-- Start of DATA SECTION --
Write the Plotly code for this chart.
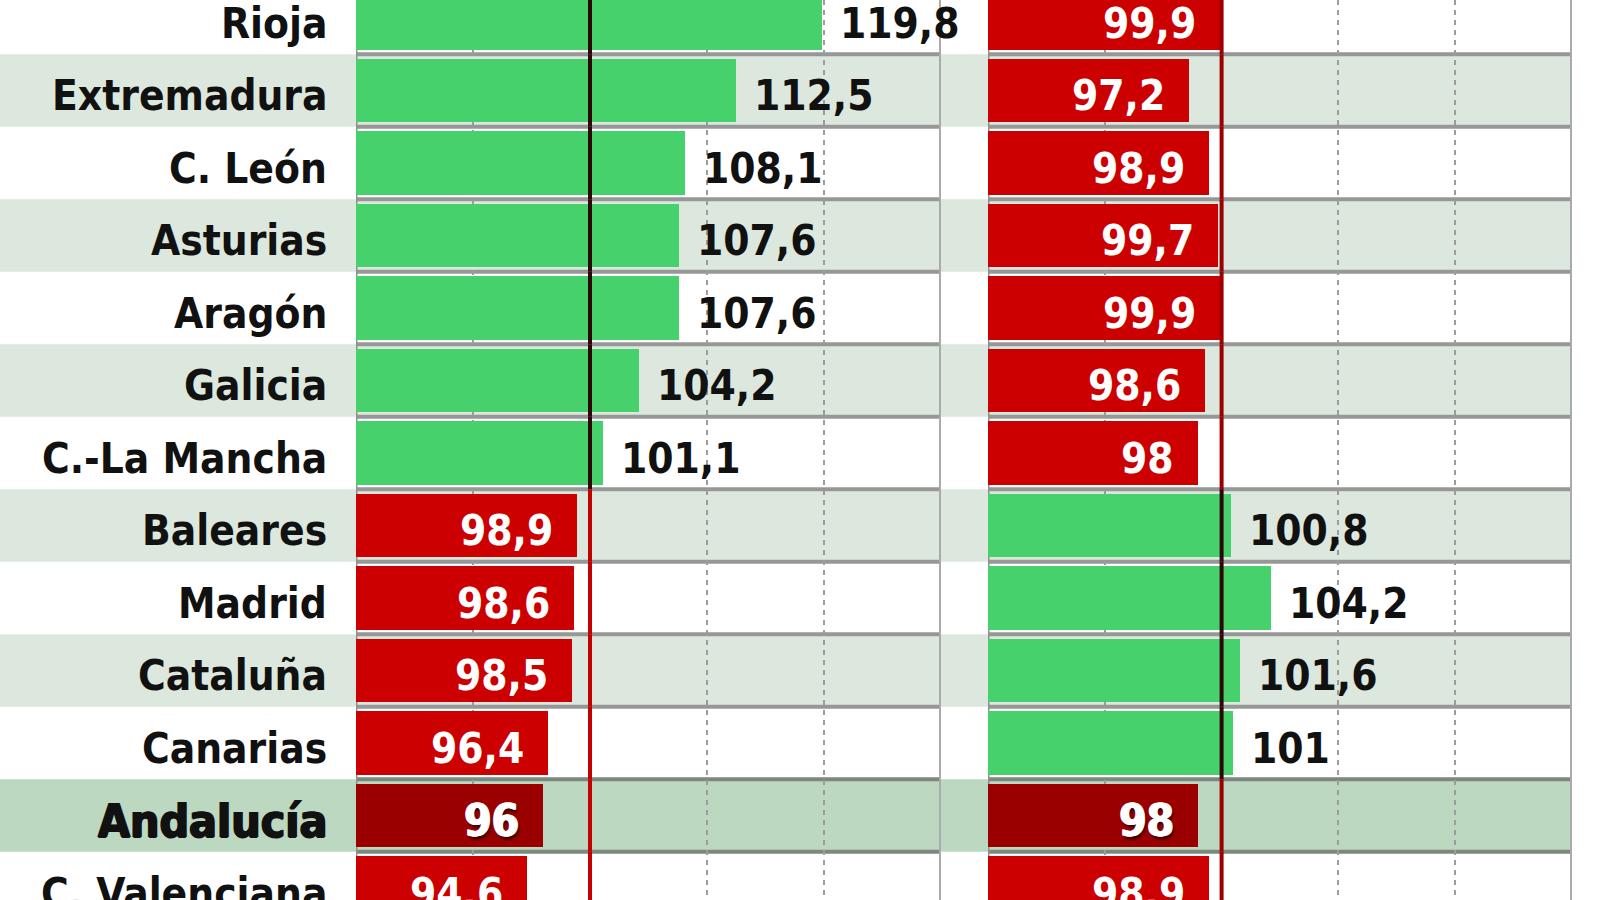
import plotly.graph_objects as go

# Regions (top to bottom) and their index values for the two periods
regions = ["Rioja", "Extremadura", "C. León", "Asturias", "Aragón", "Galicia",
           "C.-La Mancha", "Baleares", "Madrid", "Cataluña", "Canarias",
           "Andalucía", "C. Valenciana"]
left_values = [119.8, 112.5, 108.1, 107.6, 107.6, 104.2, 101.1,
               98.9, 98.6, 98.5, 96.4, 96.0, 94.6]
right_values = [99.9, 97.2, 98.9, 99.7, 99.9, 98.6, 98.0,
                100.8, 104.2, 101.6, 101.0, 98.0, 98.9]
highlight = "Andalucía"
baseline = 100
axis_range = [80, 130]
grid_ticks = [90, 100, 110, 120]

FONT = "DejaVu Sans Condensed, DejaVu Sans, sans-serif"
GREEN = "#47d16c"
RED = "#cc0000"
DARK_RED = "#9b0000"
ROW_SHADE = "#dce8dd"
ROW_HIGHLIGHT = "#bdd8c1"
SEP = "#979797"
INK = "#111111"

W, H = 1600, 900
left_dom = [356 / W, 941 / W]
right_dom = [988 / W, 1572 / W]

ypos = list(range(len(regions)))
row_px = 72.5
top_center_px = 18
y_top = -top_center_px / row_px
y_bottom = y_top + H / row_px

HEAVY_DARK = "1px 0 0 #111111, -1px 0 0 #111111, 0 0.7px 0 #111111"
HEAVY_WHITE = ("1px 0 0 #ffffff, -0.7px 0 0 #ffffff, "
               "2px 3px 3px rgba(0,0,0,0.6)")


def fmt(v):
    return f"{v:g}".replace(".", ",")


def bar_colors(values):
    cols = []
    for name, v in zip(regions, values):
        if v >= baseline:
            cols.append(GREEN)
        elif name == highlight:
            cols.append(DARK_RED)
        else:
            cols.append(RED)
    return cols


fig = go.Figure()
for values, xa in ((left_values, "x"), (right_values, "x2")):
    fig.add_trace(go.Bar(
        x=values, y=ypos, orientation="h", xaxis=xa, yaxis="y",
        marker=dict(color=bar_colors(values), line=dict(width=0)),
        width=0.88, hoverinfo="skip", showlegend=False,
    ))

shapes = []
# alternating row shading across both panels
for i, name in enumerate(regions):
    if name == highlight:
        fill = ROW_HIGHLIGHT
    elif i % 2 == 1:
        fill = ROW_SHADE
    else:
        continue
    shapes.append(dict(type="rect", xref="paper", yref="y", x0=0, x1=right_dom[1],
                       y0=i - 0.5, y1=i + 0.5, fillcolor=fill, line=dict(width=0),
                       layer="below"))

for xa in ("x", "x2"):
    # row separators
    for i in range(len(regions) + 1):
        near_hl = (i - 1 >= 0 and regions[i - 1] == highlight) or \
                  (i < len(regions) and regions[i] == highlight)
        shapes.append(dict(type="line", xref=f"{xa} domain", yref="y", x0=0, x1=1,
                           y0=i - 0.5, y1=i - 0.5,
                           line=dict(color="#7d877e" if near_hl else SEP, width=4),
                           layer="below"))
    # panel frame
    shapes.append(dict(type="line", xref=xa, yref="paper", x0=axis_range[1], x1=axis_range[1],
                       y0=0, y1=1, line=dict(color="#aaaaaa", width=4), layer="below"))
    shapes.append(dict(type="line", xref=xa, yref="paper", x0=axis_range[0], x1=axis_range[0],
                       y0=0, y1=1, line=dict(color="#8f8f8f", width=3), layer="below"))

# reference line at 100, drawn per row so it darkens over green bars
for values, xa, open_col in ((left_values, "x", "#c20000"), (right_values, "x2", "#9a0000")):
    for i, v in enumerate(values):
        col = "#2b0806" if v > baseline else open_col
        shapes.append(dict(type="line", xref=xa, yref="y", x0=baseline, x1=baseline,
                           y0=i - 0.5, y1=i + 0.5, line=dict(color=col, width=4),
                           layer="above"))

annotations = []
for i, name in enumerate(regions):
    hl = name == highlight
    font = dict(family=FONT, size=46 if hl else 42, color=INK, weight=700)
    if hl:
        font["shadow"] = HEAVY_DARK
    annotations.append(dict(
        xref="x domain", yref="y", x=0, y=i, xanchor="right", yanchor="middle",
        xshift=-27, yshift=-5, text=name, showarrow=False, font=font,
    ))
    for values, xa in ((left_values, "x"), (right_values, "x2")):
        v = values[i]
        above = v >= baseline
        font = dict(family=FONT, size=42, weight=700,
                    color=INK if above else "#ffffff")
        if hl:
            font["size"] = 44
            font["shadow"] = HEAVY_WHITE
        annotations.append(dict(
            xref=xa, yref="y", x=v, y=i,
            xanchor="left" if above else "right", yanchor="middle",
            xshift=16 if above else -22, yshift=-5,
            text=fmt(v), showarrow=False, font=font,
        ))

axis_common = dict(range=axis_range, tickvals=grid_ticks, showticklabels=False,
                   showgrid=True, gridcolor="#9c9c9c", gridwidth=2, griddash="5px,5px",
                   zeroline=False, showline=False, ticks="", fixedrange=True)

fig.update_layout(
    width=W, height=H,
    margin=dict(l=0, r=0, t=0, b=0, pad=0),
    paper_bgcolor="white", plot_bgcolor="rgba(0,0,0,0)",
    xaxis=dict(domain=left_dom, anchor="y", **axis_common),
    xaxis2=dict(domain=right_dom, anchor="y", **axis_common),
    yaxis=dict(domain=[0, 1], range=[y_bottom, y_top], showticklabels=False,
               showgrid=False, zeroline=False, showline=False, ticks="", fixedrange=True),
    shapes=shapes, annotations=annotations,
    barmode="overlay", bargap=0,
    font=dict(family=FONT),
)

fig.write_html("out.html")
-- End of DATA SECTION --
The data should be printed again unchanged; leave its pictures out.

Write the Plotly code for this chart.
import plotly.graph_objects as go

# Regions (top to bottom) and their index values for the two periods
regions = ["Rioja", "Extremadura", "C. León", "Asturias", "Aragón", "Galicia",
           "C.-La Mancha", "Baleares", "Madrid", "Cataluña", "Canarias",
           "Andalucía", "C. Valenciana"]
left_values = [119.8, 112.5, 108.1, 107.6, 107.6, 104.2, 101.1,
               98.9, 98.6, 98.5, 96.4, 96.0, 94.6]
right_values = [99.9, 97.2, 98.9, 99.7, 99.9, 98.6, 98.0,
                100.8, 104.2, 101.6, 101.0, 98.0, 98.9]
highlight = "Andalucía"
baseline = 100
axis_range = [80, 130]
grid_ticks = [90, 100, 110, 120]

FONT = "DejaVu Sans Condensed, DejaVu Sans, sans-serif"
GREEN = "#47d16c"
RED = "#cc0000"
DARK_RED = "#9b0000"
ROW_SHADE = "#dce8dd"
ROW_HIGHLIGHT = "#bdd8c1"
SEP = "#979797"
INK = "#111111"

W, H = 1600, 900
left_dom = [356 / W, 941 / W]
right_dom = [988 / W, 1572 / W]

ypos = list(range(len(regions)))
row_px = 72.5
top_center_px = 18
y_top = -top_center_px / row_px
y_bottom = y_top + H / row_px

HEAVY_DARK = "1px 0 0 #111111, -1px 0 0 #111111, 0 0.7px 0 #111111"
HEAVY_WHITE = ("1px 0 0 #ffffff, -0.7px 0 0 #ffffff, "
               "2px 3px 3px rgba(0,0,0,0.6)")


def fmt(v):
    return f"{v:g}".replace(".", ",")


def bar_colors(values):
    cols = []
    for name, v in zip(regions, values):
        if v >= baseline:
            cols.append(GREEN)
        elif name == highlight:
            cols.append(DARK_RED)
        else:
            cols.append(RED)
    return cols


fig = go.Figure()
for values, xa in ((left_values, "x"), (right_values, "x2")):
    fig.add_trace(go.Bar(
        x=values, y=ypos, orientation="h", xaxis=xa, yaxis="y",
        marker=dict(color=bar_colors(values), line=dict(width=0)),
        width=0.88, hoverinfo="skip", showlegend=False,
    ))

shapes = []
# alternating row shading across both panels
for i, name in enumerate(regions):
    if name == highlight:
        fill = ROW_HIGHLIGHT
    elif i % 2 == 1:
        fill = ROW_SHADE
    else:
        continue
    shapes.append(dict(type="rect", xref="paper", yref="y", x0=0, x1=right_dom[1],
                       y0=i - 0.5, y1=i + 0.5, fillcolor=fill, line=dict(width=0),
                       layer="below"))

for xa in ("x", "x2"):
    # row separators
    for i in range(len(regions) + 1):
        near_hl = (i - 1 >= 0 and regions[i - 1] == highlight) or \
                  (i < len(regions) and regions[i] == highlight)
        shapes.append(dict(type="line", xref=f"{xa} domain", yref="y", x0=0, x1=1,
                           y0=i - 0.5, y1=i - 0.5,
                           line=dict(color="#7d877e" if near_hl else SEP, width=4),
                           layer="below"))
    # panel frame
    shapes.append(dict(type="line", xref=xa, yref="paper", x0=axis_range[1], x1=axis_range[1],
                       y0=0, y1=1, line=dict(color="#aaaaaa", width=4), layer="below"))
    shapes.append(dict(type="line", xref=xa, yref="paper", x0=axis_range[0], x1=axis_range[0],
                       y0=0, y1=1, line=dict(color="#8f8f8f", width=3), layer="below"))

# reference line at 100, drawn per row so it darkens over green bars
for values, xa, open_col in ((left_values, "x", "#c20000"), (right_values, "x2", "#9a0000")):
    for i, v in enumerate(values):
        col = "#2b0806" if v > baseline else open_col
        shapes.append(dict(type="line", xref=xa, yref="y", x0=baseline, x1=baseline,
                           y0=i - 0.5, y1=i + 0.5, line=dict(color=col, width=4),
                           layer="above"))

annotations = []
for i, name in enumerate(regions):
    hl = name == highlight
    font = dict(family=FONT, size=46 if hl else 42, color=INK, weight=700)
    if hl:
        font["shadow"] = HEAVY_DARK
    annotations.append(dict(
        xref="x domain", yref="y", x=0, y=i, xanchor="right", yanchor="middle",
        xshift=-27, yshift=-5, text=name, showarrow=False, font=font,
    ))
    for values, xa in ((left_values, "x"), (right_values, "x2")):
        v = values[i]
        above = v >= baseline
        font = dict(family=FONT, size=42, weight=700,
                    color=INK if above else "#ffffff")
        if hl:
            font["size"] = 44
            font["shadow"] = HEAVY_WHITE
        annotations.append(dict(
            xref=xa, yref="y", x=v, y=i,
            xanchor="left" if above else "right", yanchor="middle",
            xshift=16 if above else -22, yshift=-5,
            text=fmt(v), showarrow=False, font=font,
        ))

axis_common = dict(range=axis_range, tickvals=grid_ticks, showticklabels=False,
                   showgrid=True, gridcolor="#9c9c9c", gridwidth=2, griddash="5px,5px",
                   zeroline=False, showline=False, ticks="", fixedrange=True)

fig.update_layout(
    width=W, height=H,
    margin=dict(l=0, r=0, t=0, b=0, pad=0),
    paper_bgcolor="white", plot_bgcolor="rgba(0,0,0,0)",
    xaxis=dict(domain=left_dom, anchor="y", **axis_common),
    xaxis2=dict(domain=right_dom, anchor="y", **axis_common),
    yaxis=dict(domain=[0, 1], range=[y_bottom, y_top], showticklabels=False,
               showgrid=False, zeroline=False, showline=False, ticks="", fixedrange=True),
    shapes=shapes, annotations=annotations,
    barmode="overlay", bargap=0,
    font=dict(family=FONT),
)

fig.write_html("out.html")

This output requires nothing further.